From the line containing "Rebuild this chart" through the line containing "import plotly.graph_objects as go", retype each line exactly; include both end lines and nothing beyond them.

> _DATA EXCERPTS_
++++

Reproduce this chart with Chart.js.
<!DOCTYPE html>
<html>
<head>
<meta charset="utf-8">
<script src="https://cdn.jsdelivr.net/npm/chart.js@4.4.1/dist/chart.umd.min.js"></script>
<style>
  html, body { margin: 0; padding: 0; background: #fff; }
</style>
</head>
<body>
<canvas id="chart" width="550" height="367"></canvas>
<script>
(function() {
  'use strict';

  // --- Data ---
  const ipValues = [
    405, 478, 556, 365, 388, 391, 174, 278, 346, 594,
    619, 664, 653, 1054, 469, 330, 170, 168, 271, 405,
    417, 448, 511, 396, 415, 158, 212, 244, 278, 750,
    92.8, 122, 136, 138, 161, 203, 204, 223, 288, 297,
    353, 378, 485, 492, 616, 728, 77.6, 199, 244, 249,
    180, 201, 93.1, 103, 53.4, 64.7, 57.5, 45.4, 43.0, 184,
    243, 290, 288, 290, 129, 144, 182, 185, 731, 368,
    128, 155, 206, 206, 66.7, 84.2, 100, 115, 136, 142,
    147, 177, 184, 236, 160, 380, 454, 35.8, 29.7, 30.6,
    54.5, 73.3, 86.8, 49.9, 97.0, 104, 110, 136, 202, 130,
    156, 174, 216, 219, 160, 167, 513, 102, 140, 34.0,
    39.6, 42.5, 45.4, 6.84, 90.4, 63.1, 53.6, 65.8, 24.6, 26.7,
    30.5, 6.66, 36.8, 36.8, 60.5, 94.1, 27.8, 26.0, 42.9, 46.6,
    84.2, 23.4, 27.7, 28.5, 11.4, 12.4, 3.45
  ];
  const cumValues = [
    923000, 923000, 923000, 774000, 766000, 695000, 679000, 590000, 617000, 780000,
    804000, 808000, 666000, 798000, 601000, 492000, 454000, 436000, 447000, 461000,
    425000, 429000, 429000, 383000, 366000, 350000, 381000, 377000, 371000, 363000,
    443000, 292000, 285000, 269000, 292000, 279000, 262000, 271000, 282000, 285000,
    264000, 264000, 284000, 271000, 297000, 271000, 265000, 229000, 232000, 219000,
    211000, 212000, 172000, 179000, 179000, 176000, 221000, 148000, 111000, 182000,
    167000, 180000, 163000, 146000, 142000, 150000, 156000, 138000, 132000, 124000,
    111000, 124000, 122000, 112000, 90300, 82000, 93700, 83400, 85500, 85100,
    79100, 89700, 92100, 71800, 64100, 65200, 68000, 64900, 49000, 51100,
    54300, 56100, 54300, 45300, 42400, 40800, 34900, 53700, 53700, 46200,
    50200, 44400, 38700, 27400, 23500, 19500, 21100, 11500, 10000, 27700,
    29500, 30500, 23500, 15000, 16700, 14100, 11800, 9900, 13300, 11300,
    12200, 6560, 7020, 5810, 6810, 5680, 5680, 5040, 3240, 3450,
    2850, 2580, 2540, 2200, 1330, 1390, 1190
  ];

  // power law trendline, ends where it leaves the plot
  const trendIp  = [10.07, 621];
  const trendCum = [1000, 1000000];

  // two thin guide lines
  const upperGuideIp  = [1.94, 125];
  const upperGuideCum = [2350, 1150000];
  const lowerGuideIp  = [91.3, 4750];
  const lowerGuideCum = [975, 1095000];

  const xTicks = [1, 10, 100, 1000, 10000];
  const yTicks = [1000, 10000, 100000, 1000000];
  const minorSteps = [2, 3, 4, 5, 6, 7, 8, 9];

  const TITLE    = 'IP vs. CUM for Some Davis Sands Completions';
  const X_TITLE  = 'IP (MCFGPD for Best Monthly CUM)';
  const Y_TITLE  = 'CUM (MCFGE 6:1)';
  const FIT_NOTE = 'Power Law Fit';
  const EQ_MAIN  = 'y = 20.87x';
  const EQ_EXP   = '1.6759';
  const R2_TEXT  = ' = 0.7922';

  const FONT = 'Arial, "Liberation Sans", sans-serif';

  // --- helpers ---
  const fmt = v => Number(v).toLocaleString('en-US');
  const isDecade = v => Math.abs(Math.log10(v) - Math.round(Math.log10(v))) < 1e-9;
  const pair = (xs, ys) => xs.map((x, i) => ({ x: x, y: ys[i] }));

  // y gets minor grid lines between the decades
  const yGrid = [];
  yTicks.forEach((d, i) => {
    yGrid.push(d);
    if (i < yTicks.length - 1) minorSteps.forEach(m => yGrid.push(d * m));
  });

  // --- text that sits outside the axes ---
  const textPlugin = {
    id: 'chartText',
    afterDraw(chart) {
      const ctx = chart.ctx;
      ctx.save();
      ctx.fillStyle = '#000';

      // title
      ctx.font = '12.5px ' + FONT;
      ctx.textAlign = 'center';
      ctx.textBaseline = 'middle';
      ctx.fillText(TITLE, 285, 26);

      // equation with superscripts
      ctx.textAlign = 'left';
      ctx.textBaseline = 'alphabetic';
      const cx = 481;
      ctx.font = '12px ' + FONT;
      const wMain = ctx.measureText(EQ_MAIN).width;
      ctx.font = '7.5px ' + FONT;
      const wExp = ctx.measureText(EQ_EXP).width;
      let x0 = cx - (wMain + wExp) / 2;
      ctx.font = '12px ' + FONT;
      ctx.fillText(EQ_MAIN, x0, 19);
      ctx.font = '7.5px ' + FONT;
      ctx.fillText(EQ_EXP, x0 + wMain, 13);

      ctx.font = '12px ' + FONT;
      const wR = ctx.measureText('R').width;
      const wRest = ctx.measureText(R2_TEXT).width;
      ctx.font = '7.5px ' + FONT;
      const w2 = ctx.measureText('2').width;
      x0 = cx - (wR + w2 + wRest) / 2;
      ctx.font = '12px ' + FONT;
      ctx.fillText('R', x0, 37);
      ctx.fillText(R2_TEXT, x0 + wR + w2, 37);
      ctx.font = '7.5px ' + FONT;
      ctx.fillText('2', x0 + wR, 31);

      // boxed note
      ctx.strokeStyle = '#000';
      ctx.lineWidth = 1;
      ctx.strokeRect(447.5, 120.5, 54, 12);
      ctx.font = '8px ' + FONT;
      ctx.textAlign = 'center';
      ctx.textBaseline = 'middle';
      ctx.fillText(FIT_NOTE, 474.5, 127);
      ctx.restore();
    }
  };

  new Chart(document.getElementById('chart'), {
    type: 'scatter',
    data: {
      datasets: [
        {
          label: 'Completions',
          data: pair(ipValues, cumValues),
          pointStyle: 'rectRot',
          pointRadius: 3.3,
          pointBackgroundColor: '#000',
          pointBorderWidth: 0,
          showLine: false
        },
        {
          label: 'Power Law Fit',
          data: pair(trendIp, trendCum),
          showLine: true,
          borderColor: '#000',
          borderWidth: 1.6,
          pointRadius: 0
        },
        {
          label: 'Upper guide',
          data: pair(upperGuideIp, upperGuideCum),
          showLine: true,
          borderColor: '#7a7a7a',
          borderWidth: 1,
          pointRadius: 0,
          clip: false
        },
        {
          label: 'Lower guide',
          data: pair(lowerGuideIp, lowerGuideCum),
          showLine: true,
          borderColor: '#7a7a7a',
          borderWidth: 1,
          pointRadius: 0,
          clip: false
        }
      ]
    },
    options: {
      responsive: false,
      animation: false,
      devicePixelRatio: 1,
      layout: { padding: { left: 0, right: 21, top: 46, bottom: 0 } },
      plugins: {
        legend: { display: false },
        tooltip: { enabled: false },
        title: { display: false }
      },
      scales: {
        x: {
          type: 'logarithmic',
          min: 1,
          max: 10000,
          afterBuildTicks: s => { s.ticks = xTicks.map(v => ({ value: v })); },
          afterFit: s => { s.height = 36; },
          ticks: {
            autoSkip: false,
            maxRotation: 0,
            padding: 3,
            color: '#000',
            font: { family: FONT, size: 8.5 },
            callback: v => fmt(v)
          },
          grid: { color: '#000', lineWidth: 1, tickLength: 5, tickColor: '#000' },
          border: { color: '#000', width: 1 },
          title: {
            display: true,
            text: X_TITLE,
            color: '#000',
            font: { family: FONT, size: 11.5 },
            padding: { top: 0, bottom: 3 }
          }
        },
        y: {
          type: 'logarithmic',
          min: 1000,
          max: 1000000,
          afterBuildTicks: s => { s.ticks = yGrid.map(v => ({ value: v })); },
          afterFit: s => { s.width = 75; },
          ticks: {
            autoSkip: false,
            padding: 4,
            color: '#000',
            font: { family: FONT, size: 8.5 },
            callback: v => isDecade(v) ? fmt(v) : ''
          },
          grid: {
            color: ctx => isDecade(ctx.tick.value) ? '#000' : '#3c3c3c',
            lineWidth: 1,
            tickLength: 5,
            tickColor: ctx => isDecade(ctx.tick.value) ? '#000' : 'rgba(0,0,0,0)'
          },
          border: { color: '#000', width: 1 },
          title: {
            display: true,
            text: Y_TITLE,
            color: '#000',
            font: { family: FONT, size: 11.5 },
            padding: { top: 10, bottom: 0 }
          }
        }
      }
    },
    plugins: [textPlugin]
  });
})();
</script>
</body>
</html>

++++

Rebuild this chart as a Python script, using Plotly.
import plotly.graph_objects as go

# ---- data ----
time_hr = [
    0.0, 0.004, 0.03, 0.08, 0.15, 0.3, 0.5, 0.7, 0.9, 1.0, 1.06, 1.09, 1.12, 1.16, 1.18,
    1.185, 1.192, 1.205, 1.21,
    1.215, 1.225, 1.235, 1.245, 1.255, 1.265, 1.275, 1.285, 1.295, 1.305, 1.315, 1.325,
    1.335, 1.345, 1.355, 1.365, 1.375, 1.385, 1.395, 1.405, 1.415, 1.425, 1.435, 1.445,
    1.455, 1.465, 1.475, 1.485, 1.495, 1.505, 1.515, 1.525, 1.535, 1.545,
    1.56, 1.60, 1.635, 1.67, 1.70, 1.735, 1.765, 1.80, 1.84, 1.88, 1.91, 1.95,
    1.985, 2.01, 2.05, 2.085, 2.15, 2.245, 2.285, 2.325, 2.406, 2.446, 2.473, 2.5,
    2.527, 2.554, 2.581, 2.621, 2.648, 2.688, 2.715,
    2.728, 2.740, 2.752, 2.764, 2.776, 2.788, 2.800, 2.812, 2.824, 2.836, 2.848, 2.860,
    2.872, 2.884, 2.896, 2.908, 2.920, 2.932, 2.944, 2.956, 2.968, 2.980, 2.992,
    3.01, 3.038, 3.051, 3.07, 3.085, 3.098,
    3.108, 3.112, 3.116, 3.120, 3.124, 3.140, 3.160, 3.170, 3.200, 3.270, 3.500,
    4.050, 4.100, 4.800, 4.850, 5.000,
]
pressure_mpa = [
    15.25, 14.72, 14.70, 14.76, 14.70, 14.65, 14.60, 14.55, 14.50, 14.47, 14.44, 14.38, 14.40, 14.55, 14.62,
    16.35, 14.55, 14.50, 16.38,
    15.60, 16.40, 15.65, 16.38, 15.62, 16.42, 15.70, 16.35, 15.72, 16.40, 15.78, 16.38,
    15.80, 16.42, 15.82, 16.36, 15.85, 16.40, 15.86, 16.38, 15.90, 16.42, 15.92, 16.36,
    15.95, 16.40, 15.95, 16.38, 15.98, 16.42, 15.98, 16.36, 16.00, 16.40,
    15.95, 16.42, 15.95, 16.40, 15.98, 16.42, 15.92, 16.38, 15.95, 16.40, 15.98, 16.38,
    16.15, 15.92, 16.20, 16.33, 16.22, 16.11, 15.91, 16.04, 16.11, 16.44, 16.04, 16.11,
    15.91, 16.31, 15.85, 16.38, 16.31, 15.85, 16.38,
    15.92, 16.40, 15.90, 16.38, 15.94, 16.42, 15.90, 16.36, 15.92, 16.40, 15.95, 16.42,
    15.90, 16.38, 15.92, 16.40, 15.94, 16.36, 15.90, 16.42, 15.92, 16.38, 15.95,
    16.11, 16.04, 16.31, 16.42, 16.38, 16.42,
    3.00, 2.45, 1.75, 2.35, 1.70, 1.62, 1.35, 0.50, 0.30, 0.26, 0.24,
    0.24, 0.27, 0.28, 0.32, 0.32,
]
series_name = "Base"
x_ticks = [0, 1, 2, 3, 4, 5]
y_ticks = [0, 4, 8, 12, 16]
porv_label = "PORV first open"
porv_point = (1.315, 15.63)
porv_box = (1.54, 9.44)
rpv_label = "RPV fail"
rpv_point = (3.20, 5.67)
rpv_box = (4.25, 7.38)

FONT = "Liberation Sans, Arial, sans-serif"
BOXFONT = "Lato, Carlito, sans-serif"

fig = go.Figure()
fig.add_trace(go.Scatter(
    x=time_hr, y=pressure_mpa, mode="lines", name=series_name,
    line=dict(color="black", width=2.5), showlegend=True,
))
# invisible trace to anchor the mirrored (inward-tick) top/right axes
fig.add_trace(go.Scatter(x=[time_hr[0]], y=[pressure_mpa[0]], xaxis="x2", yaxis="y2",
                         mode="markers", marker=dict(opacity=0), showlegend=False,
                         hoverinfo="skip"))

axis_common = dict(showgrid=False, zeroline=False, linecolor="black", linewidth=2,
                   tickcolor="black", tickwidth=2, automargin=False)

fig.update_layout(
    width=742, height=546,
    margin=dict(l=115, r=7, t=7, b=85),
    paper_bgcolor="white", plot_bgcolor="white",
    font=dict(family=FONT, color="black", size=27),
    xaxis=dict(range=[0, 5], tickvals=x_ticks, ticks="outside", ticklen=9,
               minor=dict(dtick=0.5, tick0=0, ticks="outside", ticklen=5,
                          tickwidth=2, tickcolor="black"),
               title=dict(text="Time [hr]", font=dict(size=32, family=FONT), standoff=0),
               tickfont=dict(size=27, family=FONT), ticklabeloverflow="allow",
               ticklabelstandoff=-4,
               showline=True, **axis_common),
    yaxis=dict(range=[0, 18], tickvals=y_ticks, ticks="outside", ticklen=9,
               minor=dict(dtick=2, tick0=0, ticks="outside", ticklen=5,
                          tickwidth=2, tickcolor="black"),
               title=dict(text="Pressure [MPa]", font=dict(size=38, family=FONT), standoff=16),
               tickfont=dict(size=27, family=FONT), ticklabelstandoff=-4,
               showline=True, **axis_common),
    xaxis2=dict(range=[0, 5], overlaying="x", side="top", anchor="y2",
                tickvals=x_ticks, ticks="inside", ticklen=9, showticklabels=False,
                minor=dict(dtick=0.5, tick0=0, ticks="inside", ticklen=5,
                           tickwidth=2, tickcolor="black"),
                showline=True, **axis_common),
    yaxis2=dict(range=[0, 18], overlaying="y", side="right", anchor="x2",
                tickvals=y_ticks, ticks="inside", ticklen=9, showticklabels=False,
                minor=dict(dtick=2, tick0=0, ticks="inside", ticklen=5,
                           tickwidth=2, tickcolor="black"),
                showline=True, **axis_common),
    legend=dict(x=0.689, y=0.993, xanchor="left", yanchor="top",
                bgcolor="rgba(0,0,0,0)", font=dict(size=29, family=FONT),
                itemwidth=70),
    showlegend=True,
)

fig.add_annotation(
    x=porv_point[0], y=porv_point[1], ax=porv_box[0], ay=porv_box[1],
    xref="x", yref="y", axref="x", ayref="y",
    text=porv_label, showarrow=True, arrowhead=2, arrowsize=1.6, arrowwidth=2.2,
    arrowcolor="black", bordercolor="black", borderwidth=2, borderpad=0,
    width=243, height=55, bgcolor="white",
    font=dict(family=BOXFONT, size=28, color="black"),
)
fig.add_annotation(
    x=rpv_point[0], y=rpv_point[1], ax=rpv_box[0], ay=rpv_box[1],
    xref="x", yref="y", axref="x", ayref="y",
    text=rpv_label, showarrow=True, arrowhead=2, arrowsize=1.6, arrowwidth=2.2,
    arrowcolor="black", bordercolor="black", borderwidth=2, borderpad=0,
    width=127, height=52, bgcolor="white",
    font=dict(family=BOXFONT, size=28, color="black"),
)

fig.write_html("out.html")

++++

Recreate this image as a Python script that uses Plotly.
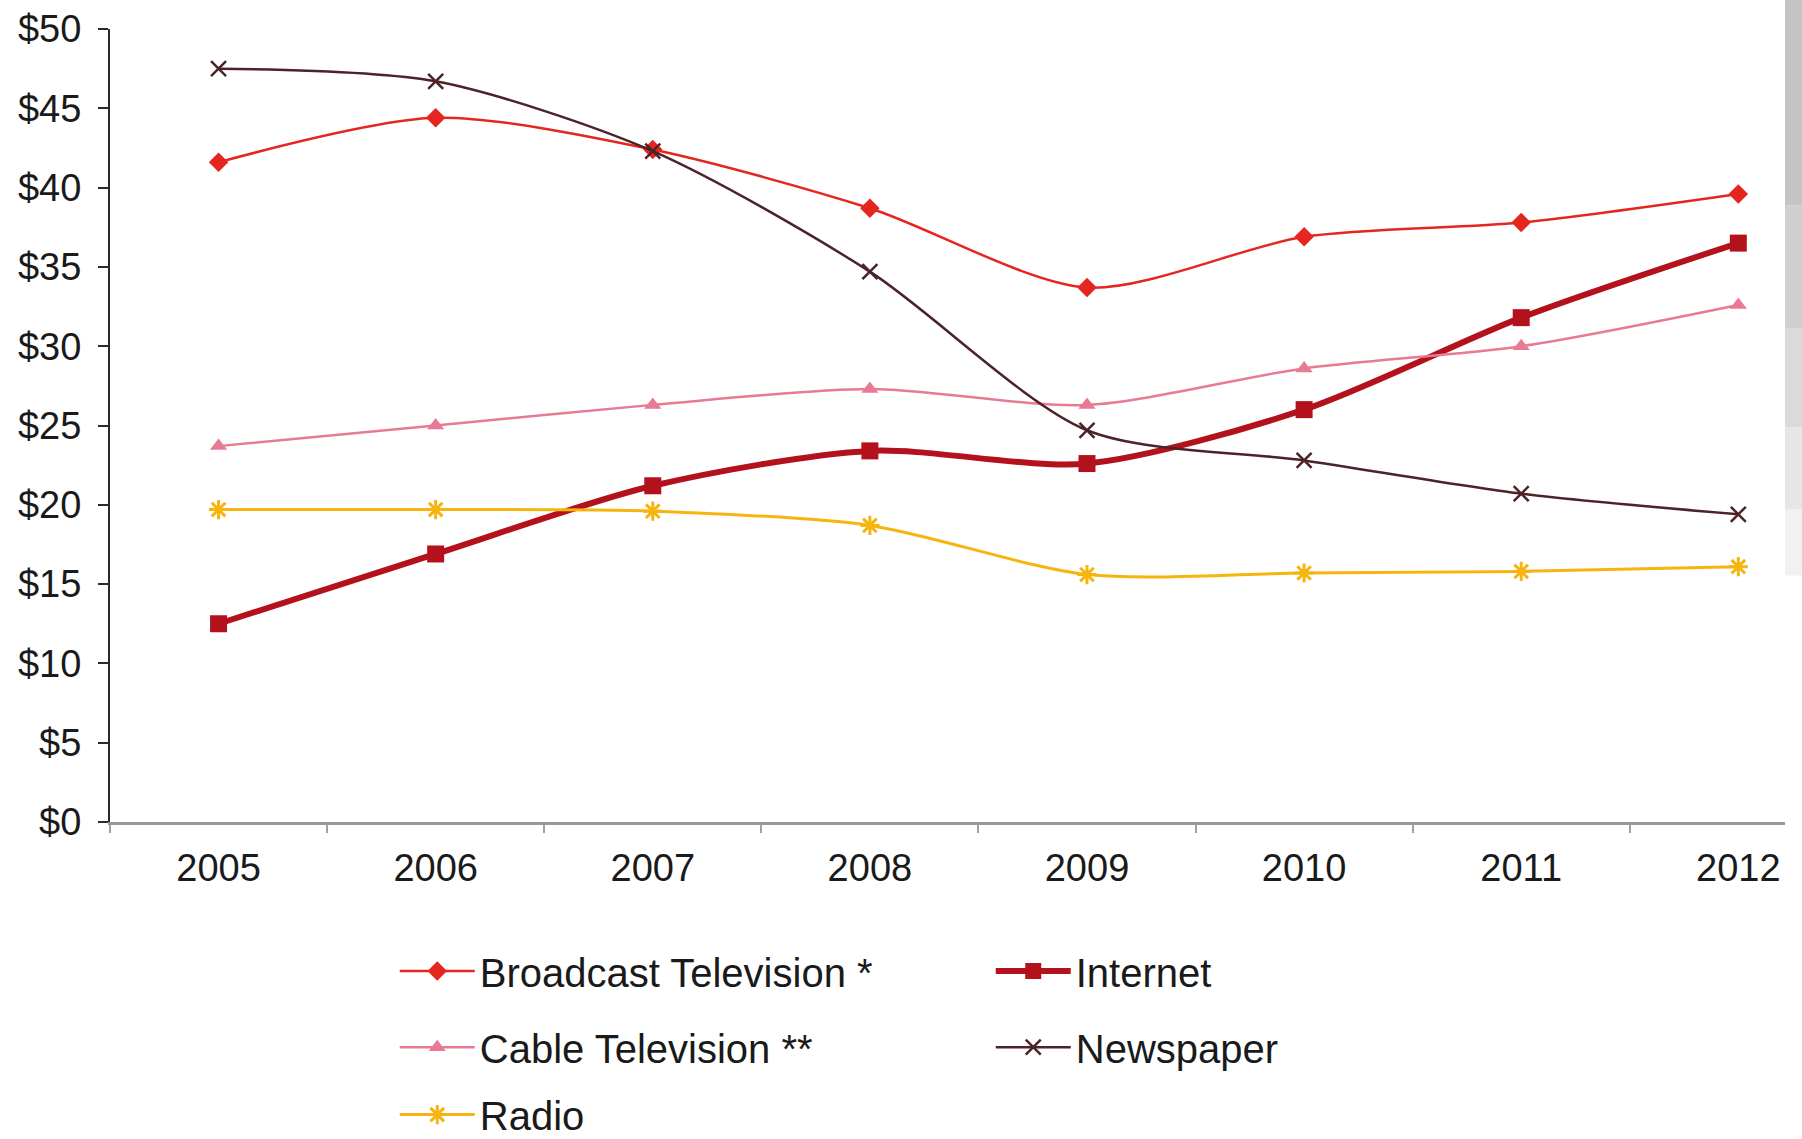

++++

> _COMPLETED EXERCISE_
Rebuild this chart as a Python script, using Plotly.
import plotly.graph_objects as go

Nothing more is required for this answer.